The eval loop: golden dataset, CLI runner, live endpoint, LLM judge, Langfuse dataset run, compared on every change

Alongside this, the answer path got a proper decline: retrieved candidates are gated on the raw rerank relevance score, and if nothing clears the floor the assistant declines instead of confidently guessing from weak chunks. The decline traps in the golden dataset keep that behavior honest, permanently.

One more change in the same pass, because these are production conversations: PII redaction before embedding. Phone numbers, emails, and the customer's own name are stripped from conversation text before it is chunked and vectorized. Customer PII never enters the embedding space.

Making the model swappable#

The first post flagged one tradeoff of contextualized embeddings: all chunks of a document must be embedded together in one call, so updates are delete-and-replace rather than incremental. That tradeoff grew into full model migration infrastructure:

  1. Per-chunk model tracking. Cosine similarity between vectors from different embedding models is meaningless. Every chunk carries an embedding_model column. The vector arm filters on the active model while the BM25 arm stays unfiltered. A live corpus can sit mid-migration indefinitely without ever mixing incomparable vectors.
  2. Embed-first transactional re-ingestion. New chunks are embedded before the old ones are swapped out, inside a transaction. An embedding API failure now keeps the old chunks searchable instead of leaving a hole in the knowledge base. This also collapsed three duplicated delete, embed, insert code paths into one service.
  3. IVFFlat to HNSW. The corpus churns constantly. Chunks are deleted and re-created whenever a source document changes or a support conversation re-resolves. IVFFlat's fixed cluster lists degrade under churn. HNSW doesn't care.
  4. Change detection in sync jobs. The website sync used to re-embed the entire site every run. Now it skips content that is unchanged and already embedded under the active model.

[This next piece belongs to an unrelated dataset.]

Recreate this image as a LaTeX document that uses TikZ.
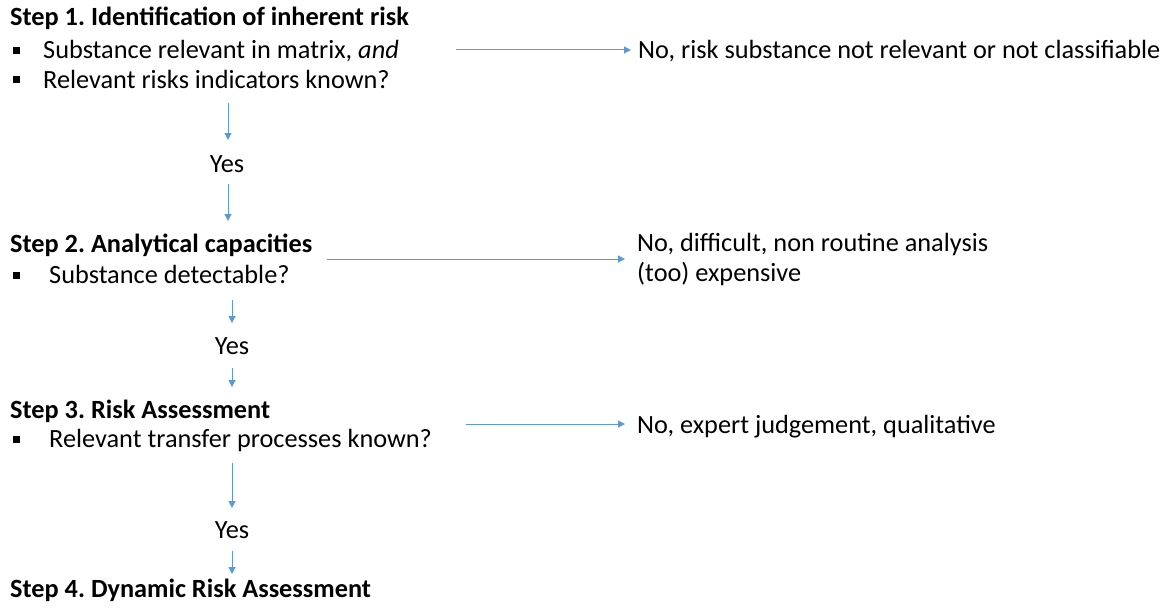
\documentclass[tikz,border=0pt]{standalone}
\usepackage{fontspec}
\setmainfont{Carlito}
\usetikzlibrary{arrows.meta}
\definecolor{arrowblue}{RGB}{91,155,213}
\frenchspacing
\begin{document}
\begin{tikzpicture}[x=1pt,y=-1pt,
  txt/.style={anchor=base west,inner sep=0pt,font=\fontsize{26.3}{31}\selectfont},
  ttl/.style={anchor=base west,inner sep=0pt,font=\fontsize{26.3}{31}\selectfont\bfseries},
  yes/.style={anchor=base,inner sep=0pt,font=\fontsize{26.3}{31}\selectfont},
  bul/.style={fill=black,minimum size=7pt,inner sep=0pt,outer sep=0pt},
  arr/.style={draw=arrowblue,line width=1pt,-{Triangle[length=7pt,width=7pt]}}]
\useasboundingbox (0,0) rectangle (1166,610);

% Step 1
\node[ttl] (s1) at (10,26) {Step 1. Identification of inherent risk};
\node[bul] (b11) at (16.5,50.5) {};
\node[txt] (t11) at (43,59) {Substance relevant in matrix, \textit{and}};
\node[bul] (b12) at (16.5,79.5) {};
\node[txt] (t12) at (43,88) {Relevant risks indicators known?};
\node[txt] (n1) at (638,59) {No, risk substance not relevant or not classifiable};
\coordinate (a1s) at (456,50);
\coordinate (a1e) at (631,50);
\draw[arr] (a1s) -- (a1e);

\coordinate (v1s) at (228,103);
\coordinate (v1e) at (228,140);
\draw[arr] (v1s) -- (v1e);
\node[yes] (y1) at (227,172) {Yes};
\coordinate (v2s) at (228,184);
\coordinate (v2e) at (228,221);
\draw[arr] (v2s) -- (v2e);

% Step 2
\node[ttl] (s2) at (10,252) {Step 2. Analytical capacities};
\node[bul] (b21) at (16.5,275.5) {};
\node[txt] (t21) at (49,283) {Substance detectable?};
\node[txt] (n2a) at (637,251) {No, difficult, non routine analysis};
\node[txt] (n2b) at (637,281) {(too) expensive};
\coordinate (a2s) at (327,259);
\coordinate (a2e) at (625,259);
\draw[arr] (a2s) -- (a2e);

\coordinate (v3s) at (232,300);
\coordinate (v3e) at (232,323);
\draw[arr] (v3s) -- (v3e);
\node[yes] (y2) at (232,354) {Yes};
\coordinate (v4s) at (232,368);
\coordinate (v4e) at (232,387);
\draw[arr] (v4s) -- (v4e);

% Step 3
\node[ttl] (s3) at (10,418) {Step 3. Risk Assessment};
\node[bul] (b31) at (16.5,439.5) {};
\node[txt] (t31) at (49,447) {Relevant transfer processes known?};
\node[txt] (n3) at (637,433) {No, expert judgement, qualitative};
\coordinate (a3s) at (466,424);
\coordinate (a3e) at (625,424);
\draw[arr] (a3s) -- (a3e);

\coordinate (v5s) at (232,463);
\coordinate (v5e) at (232,508);
\draw[arr] (v5s) -- (v5e);
\node[yes] (y3) at (232,538) {Yes};
\coordinate (v6s) at (232,551);
\coordinate (v6e) at (232,574);
\draw[arr] (v6s) -- (v6e);

% Step 4
\node[ttl] (s4) at (10,597) {Step 4. Dynamic Risk Assessment};
\end{tikzpicture}
\end{document}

The payoff: a boring upgrade#

Last week the pipeline moved from voyage-context-3 to voyage-context-4 in production. The upgrade was: change one environment variable, run a background re-embed job, compare eval runs.

  • Eval scores held.
  • Embedding cost dropped another 33%, from $0.18 to $0.12 per million tokens.
  • Live today: roughly 9,500 chunks, including 3,373 resolved support conversations, one table, one HNSW index, one query.

That's the whole point of the infrastructure. The first model migration (from an LLM summarization pipeline to contextualized embeddings) was a three-rewrite saga. This one was a config change, and the next one will be too.

The updated principle#

The original conclusion still holds: check whether a simpler architecture can do the job before reaching for a complex one. One embedding model and one Postgres table continue to outperform the zoo of components they replaced.

But five months of production forces an update: simplicity you can't measure is just hope. My nice simple hybrid search silently wasn't hybrid, and simplicity didn't save me. A regression test and an eval harness did.

Simple architecture wins. Simple architecture with evals is the only kind you can change with confidence.